VM: Yes, considering he has very different aims from what we have: my aim is to write books and his aim is to stay in power. He wants to keep Belarus away from Russia, and I want to drag readers away from Russian literature and make them read Belarusian literature.
MG: What’s the situation of Belarusian culture and language today?
VM: I have a feeling that 20 years ago to understand Belarus one had to read Russian literature because the two countries were quite similar. But it’s not like this anymore. We have two very different societies, we in Minsk are more like Eastern Europeans. And the city is very different from Moscow despite the same language being spoken here and there [Russian]. It’s like with South America where most countries speak the same language, yet they are all very different. So language is not always the answer, at least not the only answer. We can remain Belarusian without the language. But the language is, of course, very important.

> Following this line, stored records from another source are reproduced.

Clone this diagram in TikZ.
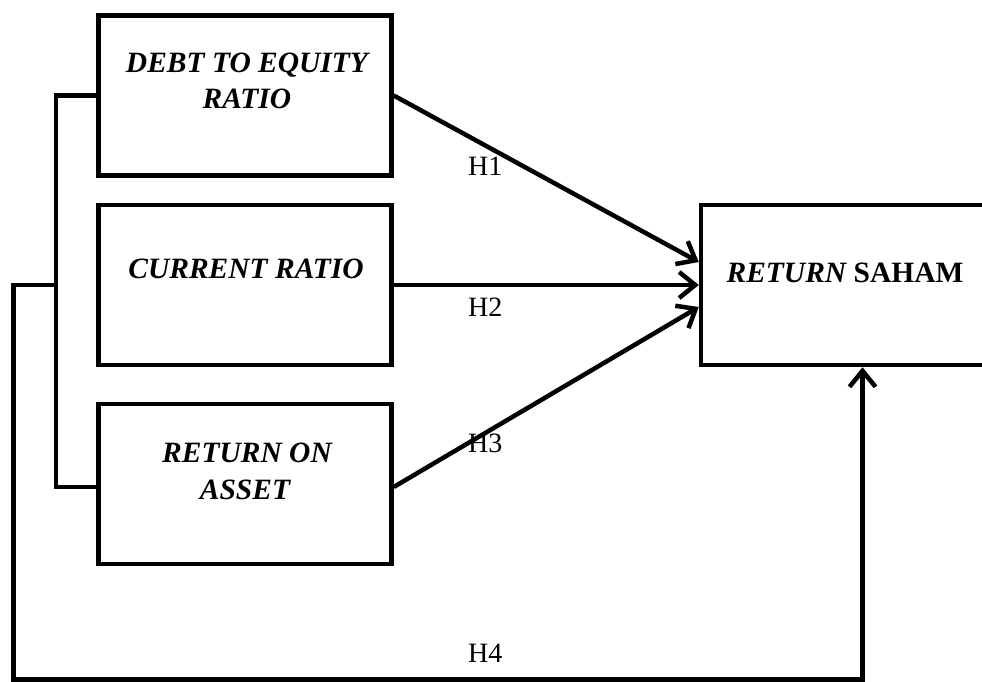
\documentclass[tikz,border=0pt]{standalone}
\usepackage{fontspec}
\setmainfont{Liberation Serif}
\usetikzlibrary{arrows.meta}
\begin{document}
\begin{tikzpicture}[x=1pt,y=-1pt,
  box/.style={draw=black,line width=4.5pt,minimum width=293pt,minimum height=160pt,inner sep=0pt},
  lbl/.style={inner sep=0pt,anchor=base,font=\fontsize{29.5}{36}\selectfont\bfseries\itshape},
  hlbl/.style={inner sep=0pt,anchor=base west,font=\fontsize{28}{34}\selectfont},
  conn/.style={line width=4.5pt,line join=miter},
  arr/.style={conn,-{Straight Barb[length=16pt,width=26pt,line width=4.5pt]}}]
\useasboundingbox (0,0) rectangle (982,681);
\clip (0,0) rectangle (982,681);
\fill[white] (0,0) rectangle (982,681);
% boxes
\node[box] (der) at (245,95.5) {};
\node[box] (cr) at (245,285) {};
\node[box] (roa) at (245,484) {};
\node[box,minimum width=300pt] (rs) at (851,285) {};
% box texts
\node[lbl] (derA) at (247,72) {DEBT TO EQUITY};
\node[lbl] (derB) at (247,108) {RATIO};
\node[lbl] (crA) at (246,278) {CURRENT RATIO};
\node[lbl] (roaA) at (247,462) {RETURN ON};
\node[lbl] (roaB) at (245,499) {ASSET};
\node[lbl] (rsA) at (845,282) {RETURN \upshape SAHAM};
% bracket
\coordinate (bt) at (56,95.5);
\coordinate (bb) at (56,487);
\coordinate (oj) at (56,285);
\coordinate (oc) at (13.5,285);
\coordinate (obr) at (862.5,679.5);
\draw[conn] (der.west) -- (bt) -- (bb) -- (roa.west |- bb);
% arrows
\draw[arr] (der.east) -- ([yshift=23pt]rs.west);
\draw[arr] (cr.east) -- (rs.west);
\draw[arr] ([yshift=-3pt]roa.east) -- ([yshift=-22pt]rs.west);
\draw[arr] (oj) -- (oc) |- (obr) -- (rs.south -| obr);
% labels
\node[hlbl] (h1) at (468,175) {H1};
\node[hlbl] (h2) at (468,316) {H2};
\node[hlbl] (h3) at (468,452) {H3};
\node[hlbl] (h4) at (468,662) {H4};
\end{tikzpicture}
\end{document}
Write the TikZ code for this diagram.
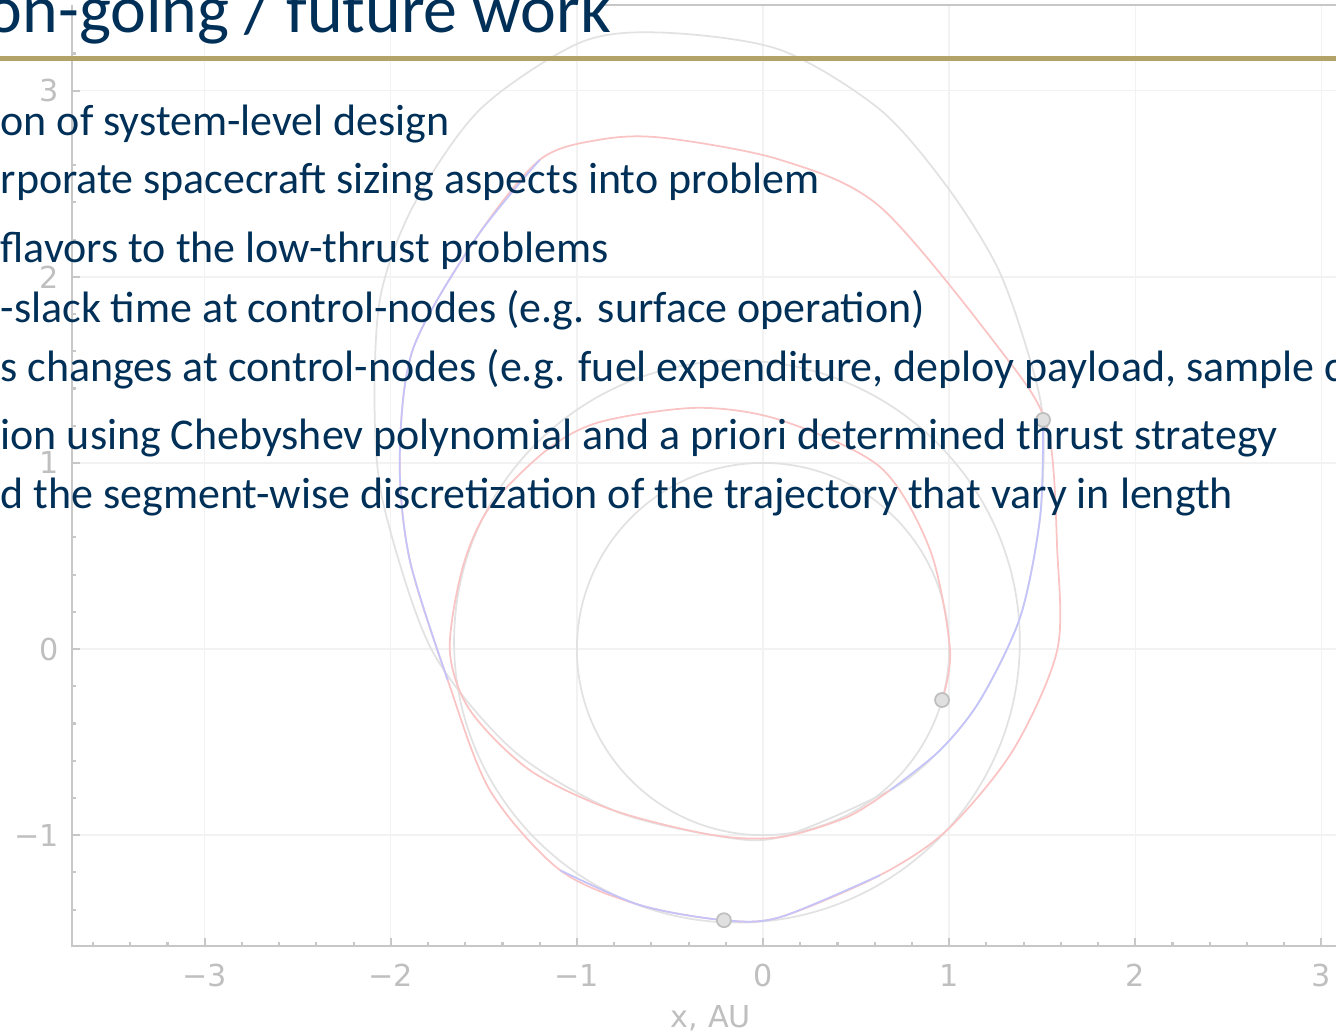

MG: What was your road to Belarusian? Because your first language is Russian…
VM: Yes, Russian was my first language, I studied in Russian, and I actually never thought I could speak or write in Belarusian. It was all because of my second novel Stsyudzyoni Vyrai – this means ‘Cold Paradise’, it’s an interesting religious and ethical concept. Vyrai in popular belief is on the one hand a place were birds fly during cold months, and on the other it’s where spirits go after death. So it’s a paradise and a warm country at the same time.
The concept of the novel was that it starts with an American guy writing in Belarusian. Of course he makes a lot of mistakes, he says that he is travelling (he’s currently in Istanbul), he is a fine arts dealer. He meets a girl from Belarus, and this girl somehow gets him interested in Belarus. As it turns out she is a dissident hiding from the KGB. So to impress her he starts, or so he says, to learn the language (he claims his ancestors are from Belarus). He writes notes in this language that get published in some literary magazine. Via these notes he tries to invite her to a meeting, but she’s in hiding. So he suggests that they meet in Vilnius – and he waits for her every week at the same time in the same café. The second narrator is the girlfriend of the girl, who apparently is lesbian, and she says this guy is a KGB agent – he’s not a proper KGB agent, but he made up that he was American to catch her in a trap. The girl disappears in Vilnius and is put into a mental hospital in Minsk. And then another guy says that this girl is also a KGB agent. So it’s a kind of self-discrediting story of three narrators.
MG: But how did this political thriller impact your language choices?